We know two things: very few churches have a plan, and almost all churches have a problem. At some point, your church will have a staff member who struggles with porn. You probably do right now. So how should the New Testament church respond? I suggest the following.

Think redemptively.

This does not mean that every pastor should retain his position. But the fundamental principle that should guide every response to a pastor’s fall is redemption. The church’s goal is not to redeem the position; the goal is to redeem the man.

Jesus said, “A battered reed he [God] will not break off, and a smoldering wick he will not put out (Matthew 12:20). God still has a plan for the fallen pastor, no matter the depth of his fall.

Respond biblically.

The same Bible that says the pastor is to be “above reproach” (1 Tim. 3:2) also says, “There is forgiveness with God” (Ps. 130:4). Several factors will inform the church’s handling of the pastor’s struggles: whether he was in recovery when he was “discovered,” whether he had an affair with someone in the church, whether he used church funds to feed his habit, whether he is truly repentant, and his willingness to accept church discipline.

React compassionately.

When most pastors fall, they are confronted by a few men in the church, instructed to never return, escorted off the property, and then completely abandoned. They are written out of the church’s history, as if their accomplishments never happened.

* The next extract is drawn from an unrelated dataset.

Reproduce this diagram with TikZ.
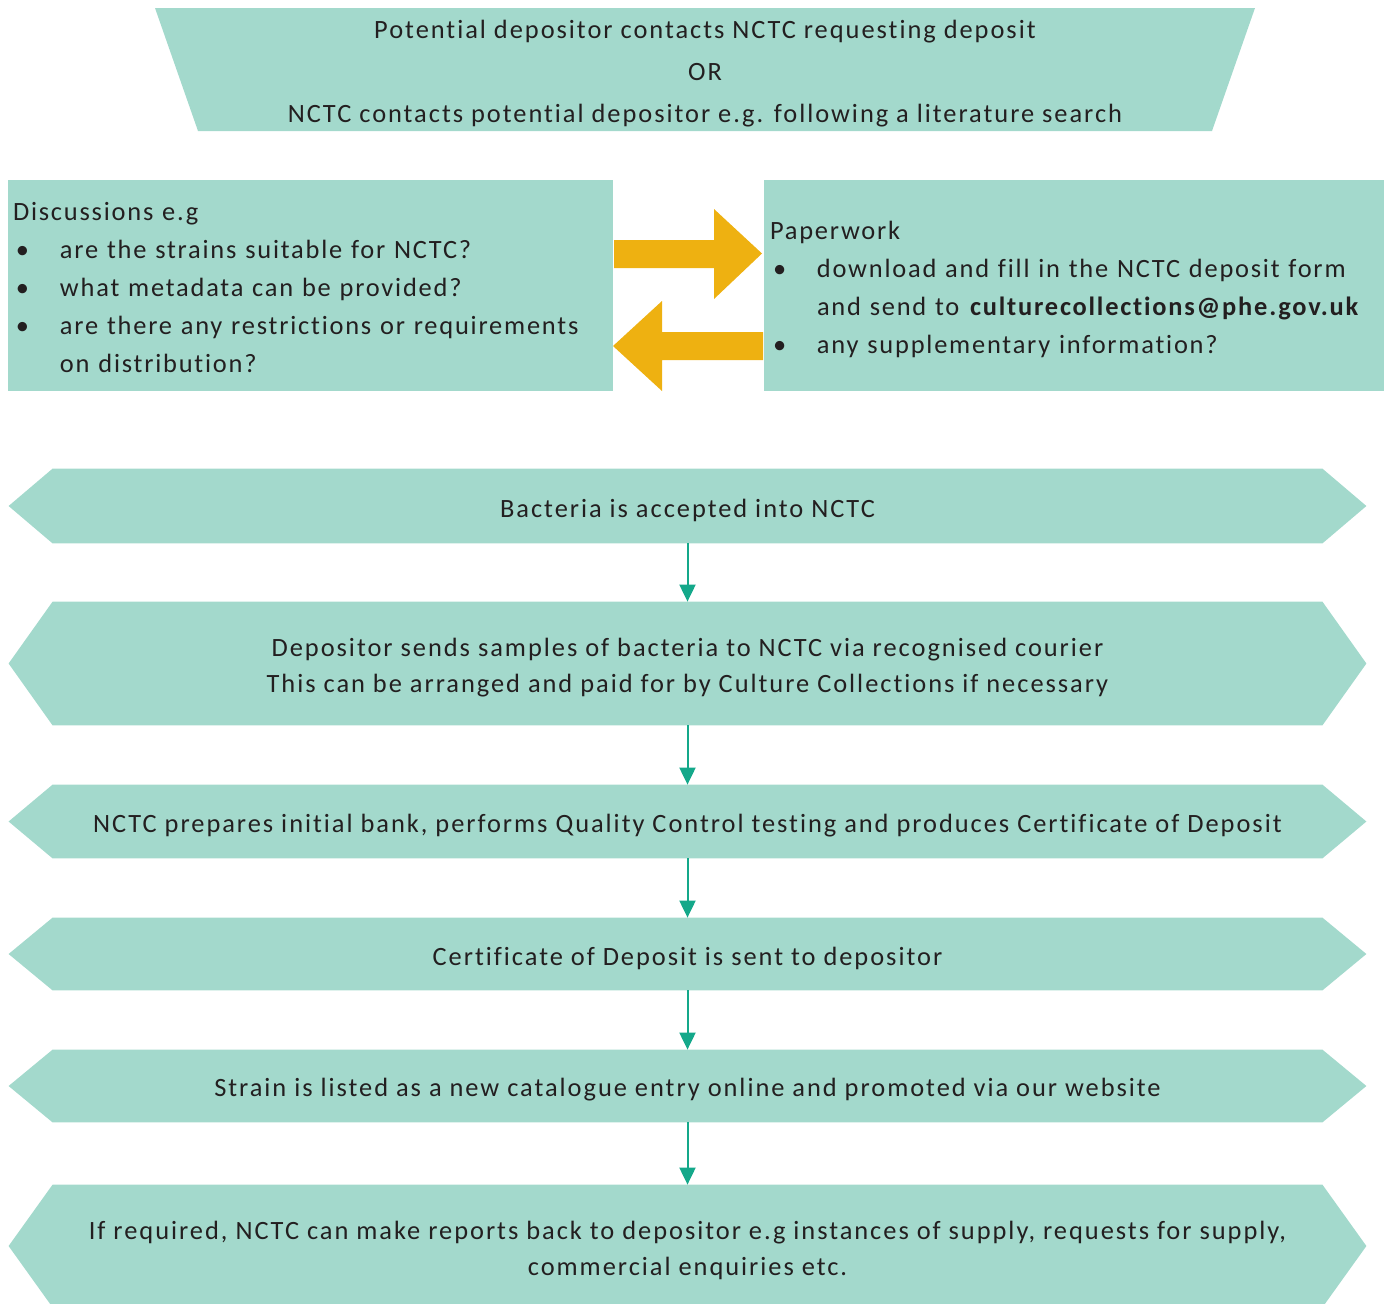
\documentclass[tikz,border=0pt]{standalone}
\usepackage{fontspec}
\setmainfont{Carlito}[LetterSpace=7.5, Ligatures=NoCommon]
\newfontfamily\boxfont{Carlito}[LetterSpace=6.8, Ligatures=NoCommon]
\usetikzlibrary{arrows.meta,backgrounds}
\definecolor{nctcteal}{HTML}{A3D9CC}
\definecolor{nctcgold}{HTML}{EEB111}
\definecolor{nctcarrow}{HTML}{14A88A}
\definecolor{nctctext}{HTML}{231F20}
\newcommand\bul{\makebox[23.5pt][l]{\hspace{1.5pt}\textbullet}}
\tikzset{
  infobox/.style={text width=#1, inner sep=0pt, align=left, text=nctctext,
    font=\boxfont\fontsize{13.2}{19}\selectfont},
  stage/.style={minimum width=678.5pt, minimum height=#1, inner sep=0pt, yshift=-2pt,
    align=center, text=nctctext, font=\fontsize{13.2}{18}\selectfont},
  flow/.style={draw=nctcarrow, line width=1pt, -{Triangle[width=8pt,length=8.5pt]}},
}

\begin{document}
\begin{tikzpicture}[x=0.5pt, y=-0.5pt]
  \useasboundingbox (0,0) rectangle (1388,1303);
  \fill[nctcteal] (155,8) -- (1255,8) -- (1212,131) -- (198,131) -- cycle;
  \node[align=center, text=nctctext, font=\fontsize{13.2}{21}\selectfont] (contact) at (705,74)
    {Potential depositor contacts NCTC requesting deposit\\OR\\NCTC contacts potential depositor e.g. following a literature search};

  \fill[nctcteal] (8,180) rectangle (613,391);
  \fill[nctcteal] (764,180) rectangle (1384,391);
  \node[infobox=300pt] (discuss) at (313,287.5)
    {Discussions e.g\\
     \bul are the strains suitable for NCTC?\\
     \bul what metadata can be provided?\\
     \bul are there any restrictions or requirements\\
     \hspace*{23.5pt}on distribution?};
  \node[infobox=306pt] (paperwork) at (1076,289)
    {Paperwork\\
     \bul download and fill in the NCTC deposit form\\
     \hspace*{23.5pt}and send to \textbf{culturecollections@phe.gov.uk}\\
     \bul any supplementary information?};
  \fill[nctcgold] (614,240) -- (714,240) -- (714,209) -- (762,253.5) -- (714,299) -- (714,268) -- (614,268) -- cycle;
  \fill[nctcgold] (763,332) -- (662,332) -- (662,301) -- (613,346) -- (662,391) -- (662,360) -- (763,360) -- cycle;

  \node[stage=37pt] (s1) at (687.5,506) {Bacteria is accepted into NCTC};
  \node[stage=61.5pt] (s2) at (687.5,663.5)
    {Depositor sends samples of bacteria to NCTC via recognised courier\\This can be arranged and paid for by Culture Collections if necessary};
  \node[stage=36.5pt] (s3) at (687.5,821.5)
    {NCTC prepares initial bank, performs Quality Control testing and produces Certificate of Deposit};
  \node[stage=36pt] (s4) at (687.5,954) {Certificate of Deposit is sent to depositor};
  \node[stage=36pt] (s5) at (687.5,1086)
    {Strain is listed as a new catalogue entry online and promoted via our website};
  \node[stage=61pt] (s6) at (687.5,1246)
    {If required, NCTC can make reports back to depositor e.g instances of supply, requests for supply,\\commercial enquiries etc.};

  \begin{scope}[on background layer]
    \foreach \i in {1,...,6}
      \fill[nctcteal] ([xshift=22pt,yshift=2pt]s\i.north west) -- ([xshift=-22pt,yshift=2pt]s\i.north east)
        -- ([yshift=2pt]s\i.east) -- ([xshift=-22pt,yshift=2pt]s\i.south east)
        -- ([xshift=22pt,yshift=2pt]s\i.south west) -- ([yshift=2pt]s\i.west) -- cycle;
  \end{scope}

  \foreach \i/\j in {1/2,2/3,3/4,4/5,5/6}
    \draw[flow] ([yshift=2pt]s\i.south) -- ([yshift=2pt]s\j.north);
\end{tikzpicture}
\end{document}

Pastors tell me the same story all the time: “The men who fired me promised that they would stand with me through the transition; but I’ve never heard from any of them.”

Provide financially.

The pastor who loses his ministry will now need a job. I suggest a pathway of grace. The man has a family to support. I advise churches to offer up to six months of compensation for the pastor who is truly repentant and committed to recovery.

Plan proactively.

The church that waits until their pastor falls before they put a plan in place will regret this. Less than one percent of church goers need a wheelchair ramp, but churches put the ramps in anyway, because they will eventually be needed. And every church will need a plan to deal with fallen pastors, eventually.

Need help creating a plan? Covenant Eyes has a team of dedicated church coaches ready to help you.

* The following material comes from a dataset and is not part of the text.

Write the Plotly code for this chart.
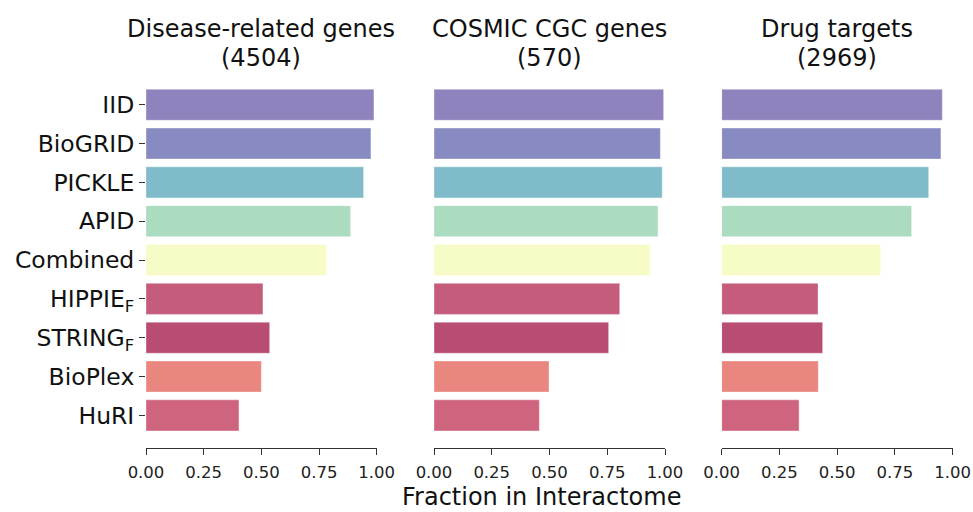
import plotly.graph_objects as go

categories = ["IID", "BioGRID", "PICKLE", "APID", "Combined",
              "HIPPIE<sub>F</sub>", "STRING<sub>F</sub>", "BioPlex", "HuRI"]
colors = ["#8f82bd", "#888bc2", "#7fbbc8", "#acdcbf", "#f7fbc6",
          "#c55c7b", "#b84c73", "#e9867f", "#cf647e"]

disease_vals = [0.988, 0.975, 0.943, 0.887, 0.783, 0.507, 0.536, 0.500, 0.403]
cosmic_vals = [0.994, 0.980, 0.988, 0.970, 0.935, 0.804, 0.756, 0.498, 0.456]
drug_vals = [0.955, 0.949, 0.896, 0.822, 0.688, 0.417, 0.437, 0.418, 0.335]

panel_titles = [("Disease-related genes", "(4504)"),
                ("COSMIC CGC genes", "(570)"),
                ("Drug targets", "(2969)")]
x_tickvals = [0, 0.25, 0.5, 0.75, 1.0]
x_ticktext = ["0.00", "0.25", "0.50", "0.75", "1.00"]

W, H = 973, 512
domains_px = [(146, 376.7), (434, 665), (721.7, 952.7)]
FONT = "DejaVu Sans"

fig = go.Figure()
series = [disease_vals, cosmic_vals, drug_vals]
for i, vals in enumerate(series):
    sfx = "" if i == 0 else str(i + 1)
    fig.add_trace(go.Bar(
        x=vals, y=categories, orientation="h",
        marker=dict(color=colors, line=dict(width=0.6, color="rgba(255,255,255,0.6)")),
        xaxis="x" + sfx, yaxis="y" + sfx, showlegend=False,
    ))

layout = dict(
    width=W, height=H,
    margin=dict(l=0, r=0, t=0, b=0, pad=0, autoexpand=False),
    paper_bgcolor="white", plot_bgcolor="white",
    bargap=0.2,
    font=dict(family=FONT, color="#1a1a1a"),
)
ytop, ybot = 72.1, 448
for i, (x0, x1) in enumerate(domains_px):
    sfx = "" if i == 0 else str(i + 1)
    layout["xaxis" + sfx] = dict(
        domain=[x0 / W, x1 / W], range=[0, 1.0], anchor="y" + sfx,
        tickvals=x_tickvals, ticktext=x_ticktext,
        ticks="outside", ticklen=6, tickwidth=1.2, tickcolor="#333333",
        ticklabelstandoff=3,
        showline=True, linecolor="#333333", linewidth=1.2,
        showgrid=False, zeroline=False, automargin=False,
        tickfont=dict(size=16.5, family=FONT, color="#222222"),
    )
    layout["yaxis" + sfx] = dict(
        domain=[1 - ybot / H, 1 - ytop / H], anchor="x" + sfx,
        type="category", categoryorder="array", categoryarray=categories,
        range=[8.84, -0.84], automargin=False,
        showgrid=False, zeroline=False, showline=False,
        ticks="outside" if i == 0 else "", ticklen=6, tickwidth=1.2, tickcolor="#333333",
        showticklabels=(i == 0),
        tickfont=dict(size=23.5, family=FONT, color="#111111"),
    )
fig.update_layout(**layout)

for i, (x0, x1) in enumerate(domains_px):
    cx = (x0 + x1) / 2 / W
    for j, line in enumerate(panel_titles[i]):
        fig.add_annotation(text=line, x=cx, y=1 - (28.5 + 29 * j) / H,
                           xref="paper", yref="paper", showarrow=False,
                           xanchor="center", yanchor="middle",
                           font=dict(size=24, family=FONT, color="#111111"))

fig.add_annotation(text="Fraction in Interactome", x=541 / W, y=0,
                   xref="paper", yref="paper", showarrow=False,
                   xanchor="center", yanchor="bottom", borderpad=0,
                   font=dict(size=24, family=FONT, color="#111111"))

fig.write_html("out.html")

Finally, a plea to pastors . . .

For nearly 31 years I was one of you. Now I work with pastors every single day. It has been my blessing to see so many pastors escape the porn pit and go on to live lives of freedom and sexual integrity.

If you are a pastor who struggles with porn, get help! You need to know that (a) you are not alone, (b) this disease is progressive, and (c) if you don’t get help, your secrets will be exposed. Your story can end well. You can finish strong–but only if you get help.